Et Yves Ugalde, adjoint à la culture bayonnais, de remarquer pendant la cérémonie, « tout au-dessus de la photo du prélat basque, posé sur le linteau délesté de tout bas-relief depuis la révolution française, perchoir on ne peut plus humble par conséquent, un pigeon, un seul pigeon, aura suivi l'intégralité de l'hommage à ce grand pair de l'Eglise de France ».
Le salut au drapeau des anciens combattants et, tout aussi vibrant que l’« Agur Jauna » du début, la salutation mariale en basque « Agur Maria » et le « Salut Bayoune » en gascon clôturèrent l’émouvante cérémonie.
A ce moment précis, nota encore Yves Ugalde, « un autre pigeon est venu retrouver le stationnaire sur la corniche vide barrant l'entrée de la cathédrale. Comme quoi, il ne faut jamais désespérer avec les hommes de bonne volonté »…
Quant à l’abbé Esponde, il n’avait pas manqué de s'arrêter sur « l'ermite d'Arditeya, finissant sa vie à Cambo en parvenant à une sereine quintessence qui ne tenait qu'en un mot répété à l'envi par l'intéressé à tous ses visiteurs : "l'humilité". Le seul moyen pour que l'homme progresse »…
Abba Roger, ermite d'Arditeya, par François-Xavier Esponde
De retour d’un grand voyage à travers les mondes, Abba Roger, ermite d’Arditeya se confia.
« J’ai vu tous les filets du malin déployés sur la terre, la guerre, la famine, l’épidémie, la haine, les puissances de terreur et j’ai dit en gémissant : qui donc les adoucira, alors une voix intérieure me fut soufflée : l’humilité, Roger ».

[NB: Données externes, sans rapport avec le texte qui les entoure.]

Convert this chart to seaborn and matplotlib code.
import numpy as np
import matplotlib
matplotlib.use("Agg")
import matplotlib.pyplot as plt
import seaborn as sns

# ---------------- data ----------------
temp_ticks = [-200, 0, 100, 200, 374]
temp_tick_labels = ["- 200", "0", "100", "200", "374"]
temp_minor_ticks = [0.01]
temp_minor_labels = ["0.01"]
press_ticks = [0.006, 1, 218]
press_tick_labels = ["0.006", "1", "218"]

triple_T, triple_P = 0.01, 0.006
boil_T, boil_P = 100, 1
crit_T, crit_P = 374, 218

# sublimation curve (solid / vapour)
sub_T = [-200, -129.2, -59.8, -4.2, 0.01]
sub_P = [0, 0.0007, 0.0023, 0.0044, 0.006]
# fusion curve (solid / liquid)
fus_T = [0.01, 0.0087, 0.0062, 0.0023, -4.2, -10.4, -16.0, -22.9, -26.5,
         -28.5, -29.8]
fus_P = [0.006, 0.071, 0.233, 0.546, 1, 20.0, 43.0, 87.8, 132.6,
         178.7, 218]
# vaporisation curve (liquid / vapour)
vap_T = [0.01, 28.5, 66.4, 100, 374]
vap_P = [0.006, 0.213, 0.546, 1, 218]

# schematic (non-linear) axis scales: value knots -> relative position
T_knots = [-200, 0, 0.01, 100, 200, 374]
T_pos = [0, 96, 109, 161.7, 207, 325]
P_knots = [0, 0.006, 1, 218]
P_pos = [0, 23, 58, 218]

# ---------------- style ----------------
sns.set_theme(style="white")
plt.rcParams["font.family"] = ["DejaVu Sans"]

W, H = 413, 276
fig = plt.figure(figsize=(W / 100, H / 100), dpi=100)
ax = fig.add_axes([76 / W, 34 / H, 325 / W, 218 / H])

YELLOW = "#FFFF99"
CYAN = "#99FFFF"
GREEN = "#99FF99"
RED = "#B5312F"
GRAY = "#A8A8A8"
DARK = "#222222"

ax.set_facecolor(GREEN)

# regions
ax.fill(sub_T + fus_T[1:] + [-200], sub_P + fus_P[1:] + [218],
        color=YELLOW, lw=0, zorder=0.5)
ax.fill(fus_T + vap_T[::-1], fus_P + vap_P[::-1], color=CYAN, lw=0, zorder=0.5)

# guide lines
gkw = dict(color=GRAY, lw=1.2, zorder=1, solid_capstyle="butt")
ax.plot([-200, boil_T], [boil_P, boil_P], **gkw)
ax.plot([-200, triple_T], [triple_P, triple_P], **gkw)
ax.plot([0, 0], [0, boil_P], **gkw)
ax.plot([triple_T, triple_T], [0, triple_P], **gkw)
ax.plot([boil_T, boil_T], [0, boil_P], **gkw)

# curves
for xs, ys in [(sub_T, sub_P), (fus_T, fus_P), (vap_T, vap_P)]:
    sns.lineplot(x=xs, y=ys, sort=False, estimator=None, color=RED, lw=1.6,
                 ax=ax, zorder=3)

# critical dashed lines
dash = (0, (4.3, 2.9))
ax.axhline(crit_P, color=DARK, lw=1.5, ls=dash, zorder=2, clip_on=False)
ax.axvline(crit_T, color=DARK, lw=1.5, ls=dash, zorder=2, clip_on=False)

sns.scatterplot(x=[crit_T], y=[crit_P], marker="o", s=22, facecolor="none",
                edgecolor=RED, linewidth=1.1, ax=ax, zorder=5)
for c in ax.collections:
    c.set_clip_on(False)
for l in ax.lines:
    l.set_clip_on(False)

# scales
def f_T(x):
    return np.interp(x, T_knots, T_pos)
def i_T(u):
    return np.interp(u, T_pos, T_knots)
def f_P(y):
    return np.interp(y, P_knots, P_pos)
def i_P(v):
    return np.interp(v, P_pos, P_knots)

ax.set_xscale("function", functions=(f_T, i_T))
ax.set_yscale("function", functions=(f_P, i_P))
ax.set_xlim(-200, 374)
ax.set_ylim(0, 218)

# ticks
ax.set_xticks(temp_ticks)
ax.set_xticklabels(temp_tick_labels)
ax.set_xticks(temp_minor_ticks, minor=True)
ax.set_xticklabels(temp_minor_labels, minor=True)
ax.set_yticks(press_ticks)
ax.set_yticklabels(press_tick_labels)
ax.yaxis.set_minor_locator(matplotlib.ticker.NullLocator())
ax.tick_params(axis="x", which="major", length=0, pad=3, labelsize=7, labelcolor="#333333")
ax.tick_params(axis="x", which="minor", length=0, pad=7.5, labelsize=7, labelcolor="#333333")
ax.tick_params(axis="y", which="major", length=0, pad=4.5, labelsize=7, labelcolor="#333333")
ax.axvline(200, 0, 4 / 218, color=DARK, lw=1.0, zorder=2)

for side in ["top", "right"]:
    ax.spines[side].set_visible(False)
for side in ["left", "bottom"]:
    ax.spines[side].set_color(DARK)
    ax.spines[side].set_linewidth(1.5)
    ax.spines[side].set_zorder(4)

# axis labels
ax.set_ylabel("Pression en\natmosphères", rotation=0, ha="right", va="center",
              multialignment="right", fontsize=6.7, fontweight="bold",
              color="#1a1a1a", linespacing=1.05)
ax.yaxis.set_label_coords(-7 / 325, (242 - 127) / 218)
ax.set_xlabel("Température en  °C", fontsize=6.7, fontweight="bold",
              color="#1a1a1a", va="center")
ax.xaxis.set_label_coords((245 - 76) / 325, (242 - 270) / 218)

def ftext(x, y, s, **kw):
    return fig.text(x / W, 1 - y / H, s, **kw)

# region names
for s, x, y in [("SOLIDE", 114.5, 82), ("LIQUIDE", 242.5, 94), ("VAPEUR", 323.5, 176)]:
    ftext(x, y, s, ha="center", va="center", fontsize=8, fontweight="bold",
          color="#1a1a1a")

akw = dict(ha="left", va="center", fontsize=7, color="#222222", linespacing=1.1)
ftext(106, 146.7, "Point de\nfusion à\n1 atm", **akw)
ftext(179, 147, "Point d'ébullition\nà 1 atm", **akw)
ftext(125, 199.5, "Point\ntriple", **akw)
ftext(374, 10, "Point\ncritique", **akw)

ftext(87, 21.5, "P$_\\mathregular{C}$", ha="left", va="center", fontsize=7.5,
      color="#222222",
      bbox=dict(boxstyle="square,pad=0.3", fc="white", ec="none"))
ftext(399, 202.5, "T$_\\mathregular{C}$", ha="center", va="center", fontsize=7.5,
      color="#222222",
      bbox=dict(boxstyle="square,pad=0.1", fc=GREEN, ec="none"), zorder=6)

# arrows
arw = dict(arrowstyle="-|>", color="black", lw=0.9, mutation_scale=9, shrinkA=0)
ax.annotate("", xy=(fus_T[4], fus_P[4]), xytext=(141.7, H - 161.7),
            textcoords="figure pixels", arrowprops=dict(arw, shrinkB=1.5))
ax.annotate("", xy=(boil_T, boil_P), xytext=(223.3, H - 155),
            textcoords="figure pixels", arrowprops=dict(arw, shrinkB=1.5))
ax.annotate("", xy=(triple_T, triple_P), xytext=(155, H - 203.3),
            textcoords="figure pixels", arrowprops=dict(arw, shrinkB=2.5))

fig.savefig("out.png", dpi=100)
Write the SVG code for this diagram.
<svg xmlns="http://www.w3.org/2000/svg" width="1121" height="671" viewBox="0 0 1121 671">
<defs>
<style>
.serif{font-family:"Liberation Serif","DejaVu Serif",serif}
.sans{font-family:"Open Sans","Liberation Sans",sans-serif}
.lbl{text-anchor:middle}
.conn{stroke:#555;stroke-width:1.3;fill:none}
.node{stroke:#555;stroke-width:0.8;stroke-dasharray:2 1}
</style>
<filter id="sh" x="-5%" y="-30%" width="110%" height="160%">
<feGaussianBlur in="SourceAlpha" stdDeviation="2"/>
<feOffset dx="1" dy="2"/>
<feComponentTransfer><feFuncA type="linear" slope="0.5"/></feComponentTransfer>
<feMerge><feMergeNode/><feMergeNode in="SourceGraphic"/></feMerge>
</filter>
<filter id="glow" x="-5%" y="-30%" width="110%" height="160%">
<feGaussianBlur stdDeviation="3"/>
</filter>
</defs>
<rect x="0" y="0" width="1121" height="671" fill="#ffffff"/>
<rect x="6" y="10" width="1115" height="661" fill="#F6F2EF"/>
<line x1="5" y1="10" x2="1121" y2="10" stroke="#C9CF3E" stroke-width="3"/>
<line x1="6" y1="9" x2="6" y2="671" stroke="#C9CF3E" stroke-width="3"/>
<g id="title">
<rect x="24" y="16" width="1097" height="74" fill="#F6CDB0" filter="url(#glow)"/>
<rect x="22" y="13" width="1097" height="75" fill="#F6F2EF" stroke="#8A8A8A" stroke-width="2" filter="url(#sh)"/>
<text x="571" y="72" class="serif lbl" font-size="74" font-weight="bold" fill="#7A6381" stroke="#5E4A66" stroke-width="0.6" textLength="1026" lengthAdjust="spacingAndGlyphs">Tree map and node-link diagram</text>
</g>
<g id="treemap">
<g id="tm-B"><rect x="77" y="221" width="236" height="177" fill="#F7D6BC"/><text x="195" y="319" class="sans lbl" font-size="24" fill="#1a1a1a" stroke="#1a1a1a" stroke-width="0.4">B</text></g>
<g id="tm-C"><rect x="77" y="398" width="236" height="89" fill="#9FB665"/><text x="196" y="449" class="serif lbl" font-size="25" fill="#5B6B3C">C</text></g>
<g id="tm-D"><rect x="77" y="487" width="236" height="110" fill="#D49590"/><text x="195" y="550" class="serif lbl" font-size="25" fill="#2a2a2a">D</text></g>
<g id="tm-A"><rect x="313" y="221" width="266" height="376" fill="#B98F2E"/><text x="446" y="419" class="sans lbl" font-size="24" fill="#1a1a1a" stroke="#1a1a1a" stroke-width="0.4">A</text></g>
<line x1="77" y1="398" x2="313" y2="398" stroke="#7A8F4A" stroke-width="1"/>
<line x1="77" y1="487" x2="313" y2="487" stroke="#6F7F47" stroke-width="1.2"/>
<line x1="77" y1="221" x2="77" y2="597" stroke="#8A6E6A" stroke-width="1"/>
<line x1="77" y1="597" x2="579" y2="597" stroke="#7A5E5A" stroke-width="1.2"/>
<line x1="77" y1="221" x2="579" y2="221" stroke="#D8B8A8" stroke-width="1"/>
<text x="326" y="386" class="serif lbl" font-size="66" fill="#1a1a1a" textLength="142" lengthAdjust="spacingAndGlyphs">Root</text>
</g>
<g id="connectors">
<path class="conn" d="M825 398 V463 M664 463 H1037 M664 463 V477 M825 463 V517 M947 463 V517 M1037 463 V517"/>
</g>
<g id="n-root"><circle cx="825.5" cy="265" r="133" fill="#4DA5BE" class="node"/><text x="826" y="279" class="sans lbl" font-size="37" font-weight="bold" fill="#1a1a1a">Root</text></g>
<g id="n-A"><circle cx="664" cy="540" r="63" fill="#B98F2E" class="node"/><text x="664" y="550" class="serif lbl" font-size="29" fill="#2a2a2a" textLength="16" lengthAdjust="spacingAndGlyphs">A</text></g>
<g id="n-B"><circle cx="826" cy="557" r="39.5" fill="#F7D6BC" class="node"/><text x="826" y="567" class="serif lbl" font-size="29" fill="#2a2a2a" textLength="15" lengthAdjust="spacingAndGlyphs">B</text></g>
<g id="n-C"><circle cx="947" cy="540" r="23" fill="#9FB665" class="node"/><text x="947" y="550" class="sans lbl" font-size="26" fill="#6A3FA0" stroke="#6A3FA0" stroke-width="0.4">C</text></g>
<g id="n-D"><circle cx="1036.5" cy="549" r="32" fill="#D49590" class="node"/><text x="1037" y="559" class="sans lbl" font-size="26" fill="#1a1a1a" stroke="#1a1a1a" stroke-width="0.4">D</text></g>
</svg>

Un jour Abba Roger se rendant dans sa cellule avec quelques livres portés de son exode, fut intercepté par le malin, voulant lui dérober ses quelques souvenirs et ses espérances de renoncement .
Et comme voulant le brutaliser, il ne le put. Ce génie malfaisant lui dit : « une grande force sort de toi, Roger, et je suis impuissant contre toi. Tout ce que tu fais, je peux le faire moi aussi. Tu te prives de nourriture, moi je ne mange rien.
Tu veilles dans ta solitude, moi je ne dors plus du tout. Mais tu me bats sur un point ».
Abba Roger l’ermite lui demanda sur lequel ?
Et il lui répondit : « seulement ton humilité, c’est à cause de cela que je sens mon impuissance contre toi ».
On demanda encore à Roger l’ermite qu’est que l’humilité ? Et Roger susurra : « si ton prochain médit contre toi, pardonne, pardonne encore avant qu’il ne te donne raison ».
Un dernier visiteur demanda à Roger, l’ermite d’Arditeya, qu’est ce que le progrès de l’humain selon l’Eternel, et Roger pensif répéta à nouveau : « c’est l’humilité. Plus en effet l’homme s’humilie, plus il progresse ».
Apophtegmes de Frère Roger, ermite de l’universel en "Arditeya".